Collect all the lines that mention the word "React".

## BEGIN Data extract

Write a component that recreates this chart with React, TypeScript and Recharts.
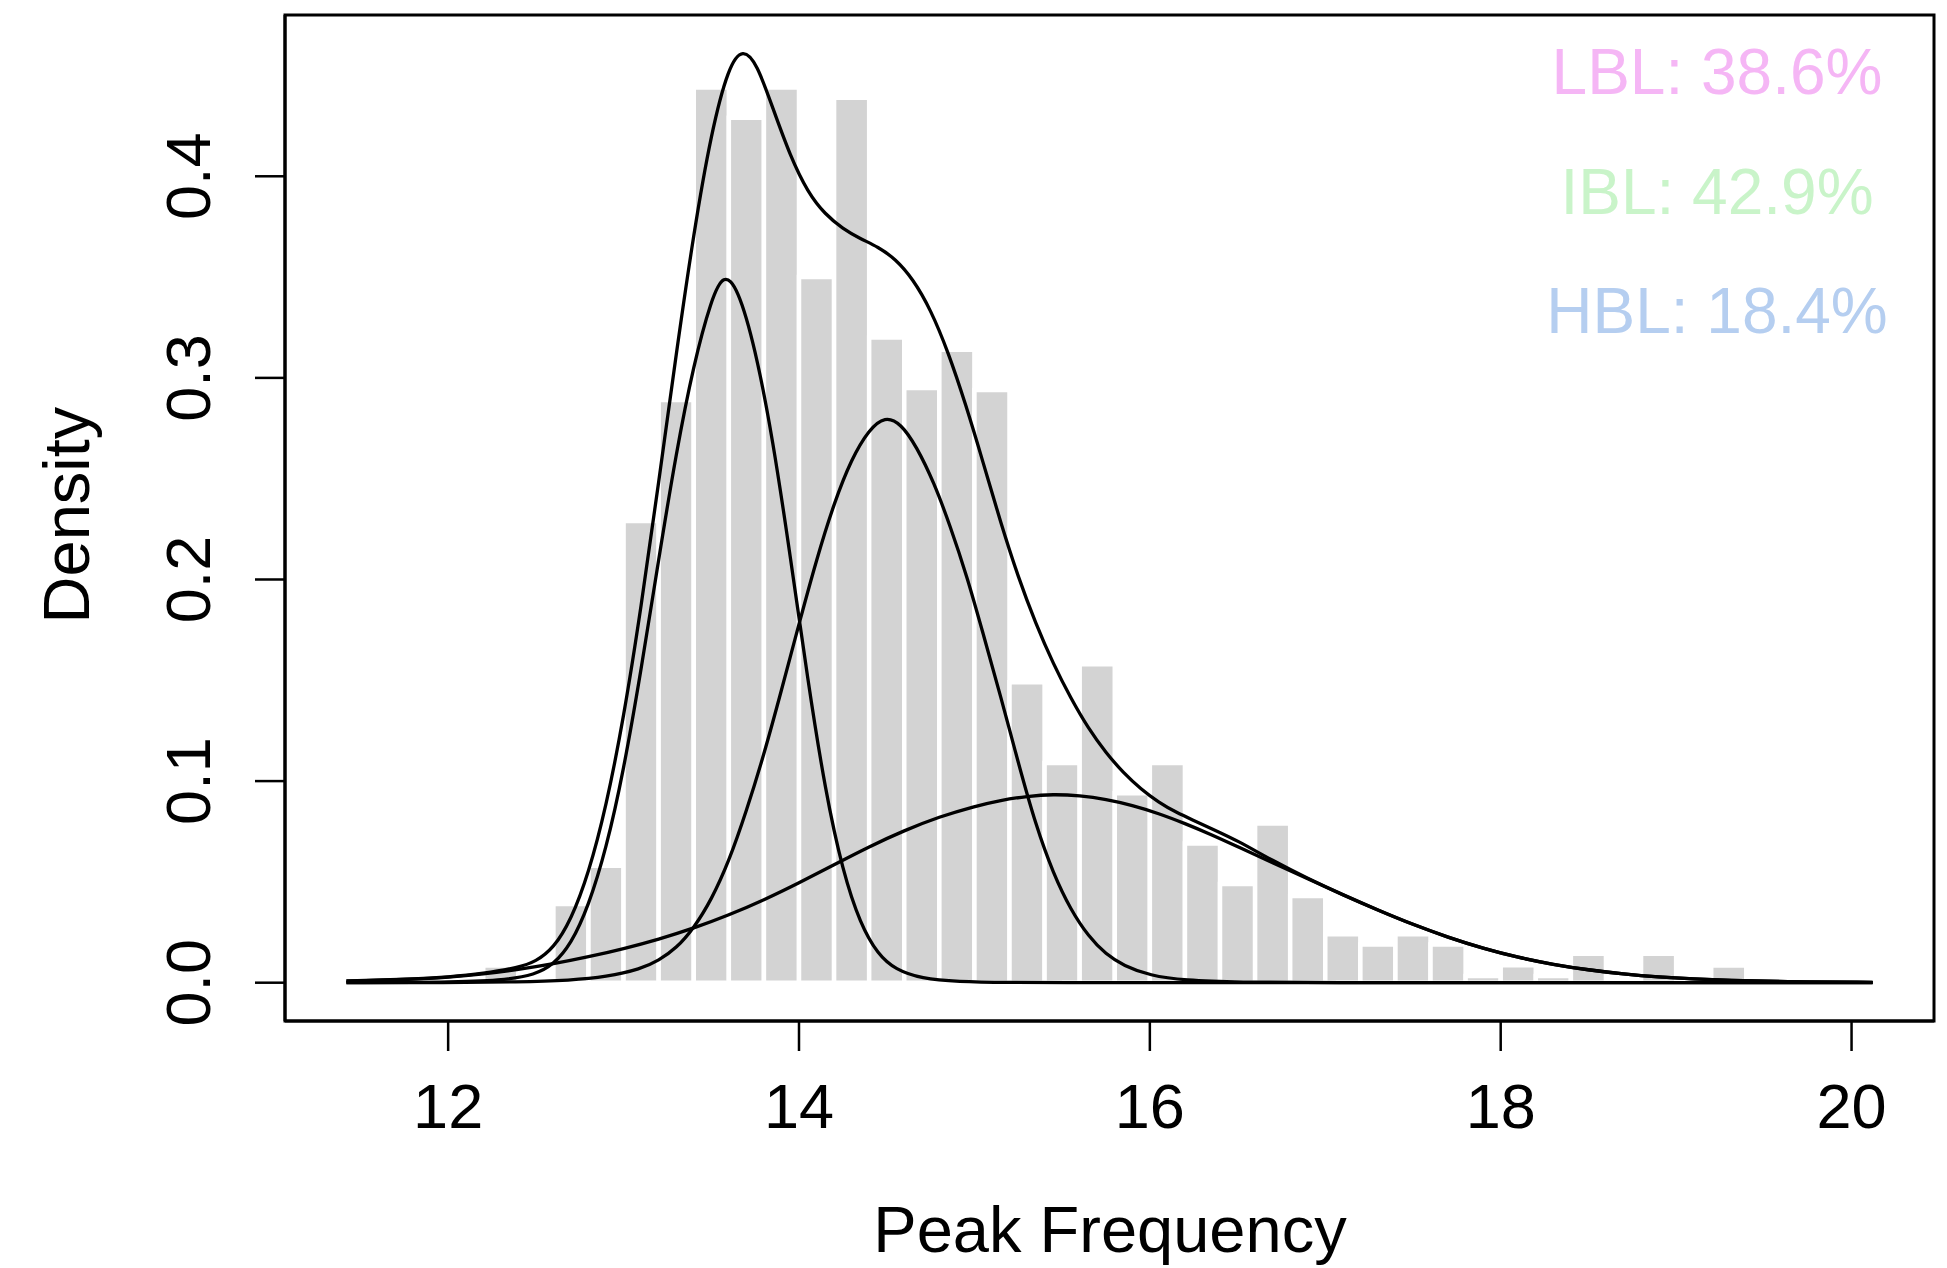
import React from 'react';
import { ComposedChart, Line, XAxis, YAxis, ReferenceArea } from 'recharts';

// ---- data ----
const xTicks = [12, 14, 16, 18, 20];
const yTicks = [0, 0.1, 0.2, 0.3, 0.4];

// histogram bin edges (width 0.2) and densities
const binEdges = [
  12.2, 12.4, 12.6, 12.8, 13.0, 13.2, 13.4, 13.6, 13.8, 14.0, 14.2, 14.4,
  14.6, 14.8, 15.0, 15.2, 15.4, 15.6, 15.8, 16.0, 16.2, 16.4, 16.6, 16.8,
  17.0, 17.2, 17.4, 17.6, 17.8, 18.0, 18.2, 18.4, 18.6, 18.8, 19.0, 19.2, 19.4,
];
const binDensity = [
  0.0085, 0, 0.039, 0.058, 0.229, 0.289, 0.444, 0.429, 0.444, 0.35, 0.439, 0.32,
  0.295, 0.314, 0.294, 0.149, 0.109, 0.158, 0.094, 0.109, 0.069, 0.049, 0.079, 0.043,
  0.024, 0.019, 0.024, 0.019, 0.0033, 0.0087, 0.0033, 0.0143, 0, 0.0143, 0, 0.0085,
];

// overall mixture density
const totalCurve: [number, number][] = [
  [11.42, 0.0009], [11.8, 0.0017], [12.0, 0.0028], [12.2, 0.0045], [12.4, 0.0075],
  [12.5, 0.0105], [12.6, 0.017], [12.7, 0.031], [12.8, 0.054], [12.9, 0.087],
  [13.0, 0.131], [13.1, 0.186], [13.2, 0.248], [13.3, 0.312], [13.4, 0.372],
  [13.5, 0.422], [13.6, 0.455], [13.68, 0.4635], [13.76, 0.456], [13.85, 0.434],
  [13.95, 0.41], [14.05, 0.392], [14.15, 0.381], [14.25, 0.374], [14.35, 0.369],
  [14.45, 0.365], [14.55, 0.359], [14.65, 0.349], [14.75, 0.334], [14.85, 0.313],
  [14.95, 0.287], [15.05, 0.258], [15.15, 0.228], [15.25, 0.201], [15.35, 0.178],
  [15.45, 0.158], [15.55, 0.141], [15.65, 0.126], [15.75, 0.114], [15.85, 0.104],
  [15.95, 0.096], [16.05, 0.0895], [16.15, 0.0845], [16.25, 0.0805], [16.35, 0.0765],
  [16.5, 0.0705], [16.7, 0.0605], [16.9, 0.0517], [17.1, 0.0436], [17.3, 0.036],
  [17.5, 0.0288], [17.7, 0.0225], [17.9, 0.017], [18.1, 0.0125], [18.3, 0.009],
  [18.5, 0.0063], [18.7, 0.0043], [18.9, 0.0028], [19.1, 0.0018], [19.3, 0.0011],
  [19.6, 0.0005], [20.12, 0.0002],
];

// LBL component
const lblCurve: [number, number][] = [
  [11.42, 0], [12.0, 0.0002], [12.3, 0.001], [12.5, 0.004], [12.6, 0.009],
  [12.7, 0.019], [12.8, 0.038], [12.9, 0.066], [13.0, 0.105], [13.1, 0.155],
  [13.2, 0.21], [13.3, 0.263], [13.4, 0.307], [13.5, 0.339], [13.57, 0.352],
  [13.65, 0.345], [13.75, 0.315], [13.85, 0.27], [13.95, 0.212], [14.05, 0.15],
  [14.15, 0.095], [14.25, 0.055], [14.35, 0.029], [14.45, 0.014], [14.55, 0.0065],
  [14.7, 0.002], [14.9, 0.0005], [15.2, 0.0001], [15.5, 0], [16.0, 0],
  [17.0, 0], [18.0, 0], [19.0, 0], [20.12, 0],
];

// IBL component
const iblCurve: [number, number][] = [
  [11.42, 0], [12.0, 0], [12.4, 0.0003], [12.7, 0.0012], [12.9, 0.0028],
  [13.1, 0.0068], [13.2, 0.011], [13.3, 0.017], [13.4, 0.027], [13.5, 0.041],
  [13.6, 0.06], [13.7, 0.085], [13.8, 0.113], [13.9, 0.145], [14.0, 0.178],
  [14.1, 0.21], [14.2, 0.238], [14.3, 0.26], [14.4, 0.2745], [14.49, 0.281],
  [14.58, 0.2775], [14.67, 0.266], [14.77, 0.248], [14.86, 0.227], [14.96, 0.201],
  [15.05, 0.173], [15.15, 0.142], [15.25, 0.109], [15.35, 0.078], [15.45, 0.054],
  [15.55, 0.036], [15.65, 0.023], [15.75, 0.014], [15.85, 0.0085], [16.0, 0.0035],
  [16.2, 0.0011], [16.5, 0.0002], [17.0, 0], [18.0, 0], [19.0, 0], [20.12, 0],
];

// HBL component
const hblCurve: [number, number][] = [
  [11.42, 0.0008], [11.8, 0.0017], [12.0, 0.0027], [12.2, 0.0043], [12.4, 0.0065],
  [12.6, 0.0093], [12.8, 0.0128], [13.0, 0.0168], [13.2, 0.0215], [13.4, 0.027],
  [13.6, 0.0335], [13.8, 0.041], [14.0, 0.0495], [14.2, 0.0585], [14.4, 0.0675],
  [14.6, 0.0755], [14.8, 0.0823], [15.0, 0.0875], [15.15, 0.0905], [15.3, 0.0925],
  [15.45, 0.0935], [15.6, 0.0928], [15.75, 0.091], [15.9, 0.088], [16.05, 0.084],
  [16.2, 0.079], [16.35, 0.0735], [16.5, 0.0675], [16.7, 0.0595], [16.9, 0.0515],
  [17.1, 0.0435], [17.3, 0.036], [17.5, 0.0288], [17.7, 0.0225], [17.9, 0.017],
  [18.1, 0.0125], [18.3, 0.009], [18.5, 0.0063], [18.7, 0.0043], [18.9, 0.0028],
  [19.1, 0.0018], [19.3, 0.0011], [19.6, 0.0005], [20.12, 0.0002],
];

const annotationLabels = ['LBL: 38.6%', 'IBL: 42.9%', 'HBL: 18.4%'];
const annotationColors = ['#f5b6f5', '#c9f4c9', '#b5cef0'];

// ---- layout / style ----
const W = 1939;
const H = 1260;
const FONT = '"Liberation Sans", Arial, Helvetica, sans-serif';
const xDomain: [number, number] = [11.07, 20.47];
const yDomain: [number, number] = [-0.019, 0.48];
const PLOT = { left: 277, top: 7, right: 1926, bottom: 1013 };

const toPoints = (c: [number, number][]) => c.map(([x, y]) => ({ x, y }));

const bins = binDensity
  .map((d, i) => ({ x1: binEdges[i], x2: binEdges[i + 1], d }))
  .filter((b) => b.d > 0);

function XTick(props: any) {
  const { x, y, payload } = props;
  return (
    <text x={x} y={y} dy="0.71em" textAnchor="middle" fontSize={63} fontFamily={FONT} fill="#000">
      {String(payload.value)}
    </text>
  );
}

function YTick(props: any) {
  const { x, y, payload } = props;
  return (
    <text
      x={x}
      y={y}
      transform={`rotate(-90 ${x} ${y})`}
      textAnchor="middle"
      fontSize={63}
      fontFamily={FONT}
      fill="#000"
    >
      {Number(payload.value).toFixed(1)}
    </text>
  );
}

const axisLineStyle = { stroke: '#000', strokeWidth: 3 };
const tickLineStyle = { stroke: '#000', strokeWidth: 2.5 };
const curveProps = {
  dataKey: 'y',
  type: 'basis' as const,
  stroke: '#000',
  strokeWidth: 3.3,
  dot: false,
  activeDot: false,
  isAnimationActive: false,
};

export default function App() {
  return (
    <div style={{ position: 'relative', width: W, height: H, background: '#fff' }}>
      <ComposedChart
        width={W}
        height={H}
        margin={{ top: PLOT.top, right: W - PLOT.right, bottom: 0, left: 0 }}
      >
        <XAxis
          type="number"
          dataKey="x"
          domain={xDomain}
          allowDataOverflow
          ticks={xTicks}
          interval={0}
          height={H - PLOT.bottom}
          tickSize={30}
          tickMargin={32}
          axisLine={axisLineStyle}
          tickLine={tickLineStyle}
          tick={<XTick />}
        />
        <YAxis
          type="number"
          domain={yDomain}
          allowDataOverflow
          ticks={yTicks}
          interval={0}
          width={PLOT.left}
          tickSize={30}
          tickMargin={45}
          axisLine={axisLineStyle}
          tickLine={tickLineStyle}
          tick={<YTick />}
        />
        {bins.map((b, i) => (
          <ReferenceArea
            key={i}
            x1={b.x1}
            x2={b.x2}
            y1={0}
            y2={b.d}
            fill="#d3d3d3"
            fillOpacity={1}
            stroke="#ffffff"
            strokeWidth={4.5}
            ifOverflow="visible"
          />
        ))}
        <Line data={toPoints(lblCurve)} {...curveProps} />
        <Line data={toPoints(iblCurve)} {...curveProps} />
        <Line data={toPoints(hblCurve)} {...curveProps} />
        <Line data={toPoints(totalCurve)} {...curveProps} />
      </ComposedChart>
      <svg
        width={W}
        height={H}
        style={{ position: 'absolute', left: 0, top: 0, pointerEvents: 'none' }}
      >
        <rect
          x={PLOT.left}
          y={PLOT.top}
          width={PLOT.right - PLOT.left}
          height={PLOT.bottom - PLOT.top}
          fill="none"
          stroke="#000"
          strokeWidth={3}
        />
        <text
          x={81}
          y={507}
          transform="rotate(-90 81 507)"
          textAnchor="middle"
          fontSize={65}
          fontFamily={FONT}
          fill="#000"
        >
          Density
        </text>
        <text x={1102} y={1244} textAnchor="middle" fontSize={65} fontFamily={FONT} fill="#000">
          Peak Frequency
        </text>
        {annotationLabels.map((t, i) => (
          <text
            key={t}
            x={1709}
            y={86 + i * 119.5}
            textAnchor="middle"
            fontSize={64}
            fontFamily={FONT}
            fill={annotationColors[i]}
          >
            {t}
          </text>
        ))}
      </svg>
    </div>
  );
}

## END Data extract

> [Worked solution]:
Write a component that recreates this chart with React, TypeScript and Recharts.
import React from 'react';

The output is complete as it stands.